Beginning with the first line of the data below, extract each line up to and including the one containing "(coa) at (522,119)". Copy them exactly and add nothing.
━━━━
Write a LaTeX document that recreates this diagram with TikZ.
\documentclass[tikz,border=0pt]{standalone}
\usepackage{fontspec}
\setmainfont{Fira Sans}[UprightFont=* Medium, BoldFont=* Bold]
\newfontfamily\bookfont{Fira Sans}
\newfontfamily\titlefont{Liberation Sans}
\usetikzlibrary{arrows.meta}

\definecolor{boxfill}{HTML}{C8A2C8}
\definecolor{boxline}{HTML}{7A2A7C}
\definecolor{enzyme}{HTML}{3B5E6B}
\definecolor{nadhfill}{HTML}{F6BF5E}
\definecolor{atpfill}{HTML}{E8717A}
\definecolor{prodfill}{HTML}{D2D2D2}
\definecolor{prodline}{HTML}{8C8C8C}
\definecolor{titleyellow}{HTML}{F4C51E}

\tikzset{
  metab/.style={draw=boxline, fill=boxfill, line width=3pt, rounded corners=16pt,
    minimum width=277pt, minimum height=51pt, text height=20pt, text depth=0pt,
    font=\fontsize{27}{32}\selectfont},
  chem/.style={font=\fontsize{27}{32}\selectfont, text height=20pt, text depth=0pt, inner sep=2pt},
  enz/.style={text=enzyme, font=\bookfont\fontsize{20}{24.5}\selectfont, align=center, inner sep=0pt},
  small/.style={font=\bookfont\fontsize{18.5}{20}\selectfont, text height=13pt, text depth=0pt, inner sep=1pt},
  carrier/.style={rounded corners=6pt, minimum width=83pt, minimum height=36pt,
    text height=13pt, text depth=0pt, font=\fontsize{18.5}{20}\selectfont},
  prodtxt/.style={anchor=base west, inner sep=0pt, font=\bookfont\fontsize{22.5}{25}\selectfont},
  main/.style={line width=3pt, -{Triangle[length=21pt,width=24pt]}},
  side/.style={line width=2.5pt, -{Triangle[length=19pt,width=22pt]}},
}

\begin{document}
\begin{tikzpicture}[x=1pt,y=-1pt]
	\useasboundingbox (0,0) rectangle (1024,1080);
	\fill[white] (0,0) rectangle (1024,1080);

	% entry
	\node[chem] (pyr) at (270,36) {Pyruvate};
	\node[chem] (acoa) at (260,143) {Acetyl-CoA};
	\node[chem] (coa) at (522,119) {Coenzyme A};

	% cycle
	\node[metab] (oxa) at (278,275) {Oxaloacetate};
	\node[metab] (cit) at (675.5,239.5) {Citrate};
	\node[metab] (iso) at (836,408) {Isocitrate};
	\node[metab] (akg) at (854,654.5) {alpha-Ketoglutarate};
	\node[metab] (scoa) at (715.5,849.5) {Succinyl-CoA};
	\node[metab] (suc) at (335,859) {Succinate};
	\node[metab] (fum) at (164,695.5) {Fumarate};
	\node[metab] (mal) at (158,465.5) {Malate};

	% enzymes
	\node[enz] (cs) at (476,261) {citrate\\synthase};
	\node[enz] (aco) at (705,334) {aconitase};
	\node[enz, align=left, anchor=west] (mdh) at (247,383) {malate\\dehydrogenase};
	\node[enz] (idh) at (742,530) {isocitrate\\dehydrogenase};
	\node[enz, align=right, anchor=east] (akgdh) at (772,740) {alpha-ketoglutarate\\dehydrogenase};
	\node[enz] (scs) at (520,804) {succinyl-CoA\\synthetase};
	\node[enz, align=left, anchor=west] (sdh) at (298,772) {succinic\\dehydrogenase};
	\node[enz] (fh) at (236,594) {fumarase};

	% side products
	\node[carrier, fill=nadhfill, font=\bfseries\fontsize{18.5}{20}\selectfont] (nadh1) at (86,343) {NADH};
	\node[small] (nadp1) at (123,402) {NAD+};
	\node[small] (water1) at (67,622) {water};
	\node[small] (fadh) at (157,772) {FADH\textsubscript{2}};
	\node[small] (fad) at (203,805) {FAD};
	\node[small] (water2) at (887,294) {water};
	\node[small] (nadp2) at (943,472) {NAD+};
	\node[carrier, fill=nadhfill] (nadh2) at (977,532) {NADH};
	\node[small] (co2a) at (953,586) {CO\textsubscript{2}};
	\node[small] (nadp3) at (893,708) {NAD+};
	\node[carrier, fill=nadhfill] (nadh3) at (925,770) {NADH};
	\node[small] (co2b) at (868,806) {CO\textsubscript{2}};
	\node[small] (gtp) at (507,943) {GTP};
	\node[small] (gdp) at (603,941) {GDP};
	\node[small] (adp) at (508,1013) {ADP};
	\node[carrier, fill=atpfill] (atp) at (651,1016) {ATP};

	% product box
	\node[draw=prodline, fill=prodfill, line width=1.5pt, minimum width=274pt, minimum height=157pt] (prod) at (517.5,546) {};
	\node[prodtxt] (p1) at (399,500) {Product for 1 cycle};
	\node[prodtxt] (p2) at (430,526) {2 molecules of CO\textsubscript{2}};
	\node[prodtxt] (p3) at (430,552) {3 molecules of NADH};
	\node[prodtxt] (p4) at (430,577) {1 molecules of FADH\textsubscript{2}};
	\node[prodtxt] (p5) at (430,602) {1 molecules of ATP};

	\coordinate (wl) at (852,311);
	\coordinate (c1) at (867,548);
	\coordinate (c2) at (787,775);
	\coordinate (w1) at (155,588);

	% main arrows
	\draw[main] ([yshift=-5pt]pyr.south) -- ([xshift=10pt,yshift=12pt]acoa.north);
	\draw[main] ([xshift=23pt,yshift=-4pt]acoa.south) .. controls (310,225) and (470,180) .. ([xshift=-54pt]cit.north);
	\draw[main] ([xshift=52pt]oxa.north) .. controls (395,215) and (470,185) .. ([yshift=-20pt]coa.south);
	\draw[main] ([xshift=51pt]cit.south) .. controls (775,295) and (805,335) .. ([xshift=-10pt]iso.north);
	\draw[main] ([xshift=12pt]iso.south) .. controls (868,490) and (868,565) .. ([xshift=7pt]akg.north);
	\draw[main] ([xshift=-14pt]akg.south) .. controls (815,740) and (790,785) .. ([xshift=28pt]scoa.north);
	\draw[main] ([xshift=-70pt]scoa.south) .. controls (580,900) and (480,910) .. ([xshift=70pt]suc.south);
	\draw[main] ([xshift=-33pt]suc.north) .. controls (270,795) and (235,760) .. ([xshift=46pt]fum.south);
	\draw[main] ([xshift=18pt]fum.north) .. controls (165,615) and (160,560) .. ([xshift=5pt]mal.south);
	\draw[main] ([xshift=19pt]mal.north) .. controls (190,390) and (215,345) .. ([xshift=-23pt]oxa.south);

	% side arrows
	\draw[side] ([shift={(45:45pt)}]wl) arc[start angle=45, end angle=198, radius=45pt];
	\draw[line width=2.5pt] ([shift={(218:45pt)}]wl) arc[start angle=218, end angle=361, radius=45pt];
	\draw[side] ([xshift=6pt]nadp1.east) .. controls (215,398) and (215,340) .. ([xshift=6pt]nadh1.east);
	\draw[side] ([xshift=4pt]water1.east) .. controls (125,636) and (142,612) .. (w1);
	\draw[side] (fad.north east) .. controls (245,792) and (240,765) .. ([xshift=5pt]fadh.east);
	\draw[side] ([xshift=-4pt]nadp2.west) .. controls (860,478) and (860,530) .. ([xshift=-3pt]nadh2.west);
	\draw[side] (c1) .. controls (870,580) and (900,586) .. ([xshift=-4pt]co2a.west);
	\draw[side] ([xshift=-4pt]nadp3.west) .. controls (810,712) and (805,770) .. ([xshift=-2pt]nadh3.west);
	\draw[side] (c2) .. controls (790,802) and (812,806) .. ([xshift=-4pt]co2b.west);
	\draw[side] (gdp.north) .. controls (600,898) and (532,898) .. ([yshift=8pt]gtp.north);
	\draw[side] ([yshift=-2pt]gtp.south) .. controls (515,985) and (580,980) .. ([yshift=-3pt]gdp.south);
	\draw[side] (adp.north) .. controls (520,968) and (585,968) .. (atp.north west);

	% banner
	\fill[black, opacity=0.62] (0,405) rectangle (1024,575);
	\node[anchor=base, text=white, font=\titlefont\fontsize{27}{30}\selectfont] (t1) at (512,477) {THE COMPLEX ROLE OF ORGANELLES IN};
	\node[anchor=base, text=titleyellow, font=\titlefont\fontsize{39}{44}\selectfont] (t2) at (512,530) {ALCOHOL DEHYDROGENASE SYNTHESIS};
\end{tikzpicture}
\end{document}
━━━━
Finished task
Write a LaTeX document that recreates this diagram with TikZ.
\documentclass[tikz,border=0pt]{standalone}
\usepackage{fontspec}
\setmainfont{Fira Sans}[UprightFont=* Medium, BoldFont=* Bold]
\newfontfamily\bookfont{Fira Sans}
\newfontfamily\titlefont{Liberation Sans}
\usetikzlibrary{arrows.meta}

\definecolor{boxfill}{HTML}{C8A2C8}
\definecolor{boxline}{HTML}{7A2A7C}
\definecolor{enzyme}{HTML}{3B5E6B}
\definecolor{nadhfill}{HTML}{F6BF5E}
\definecolor{atpfill}{HTML}{E8717A}
\definecolor{prodfill}{HTML}{D2D2D2}
\definecolor{prodline}{HTML}{8C8C8C}
\definecolor{titleyellow}{HTML}{F4C51E}

\tikzset{
  metab/.style={draw=boxline, fill=boxfill, line width=3pt, rounded corners=16pt,
    minimum width=277pt, minimum height=51pt, text height=20pt, text depth=0pt,
    font=\fontsize{27}{32}\selectfont},
  chem/.style={font=\fontsize{27}{32}\selectfont, text height=20pt, text depth=0pt, inner sep=2pt},
  enz/.style={text=enzyme, font=\bookfont\fontsize{20}{24.5}\selectfont, align=center, inner sep=0pt},
  small/.style={font=\bookfont\fontsize{18.5}{20}\selectfont, text height=13pt, text depth=0pt, inner sep=1pt},
  carrier/.style={rounded corners=6pt, minimum width=83pt, minimum height=36pt,
    text height=13pt, text depth=0pt, font=\fontsize{18.5}{20}\selectfont},
  prodtxt/.style={anchor=base west, inner sep=0pt, font=\bookfont\fontsize{22.5}{25}\selectfont},
  main/.style={line width=3pt, -{Triangle[length=21pt,width=24pt]}},
  side/.style={line width=2.5pt, -{Triangle[length=19pt,width=22pt]}},
}

\begin{document}
\begin{tikzpicture}[x=1pt,y=-1pt]
	\useasboundingbox (0,0) rectangle (1024,1080);
	\fill[white] (0,0) rectangle (1024,1080);

	% entry
	\node[chem] (pyr) at (270,36) {Pyruvate};
	\node[chem] (acoa) at (260,143) {Acetyl-CoA};
	\node[chem] (coa) at (522,119) {Coenzyme A};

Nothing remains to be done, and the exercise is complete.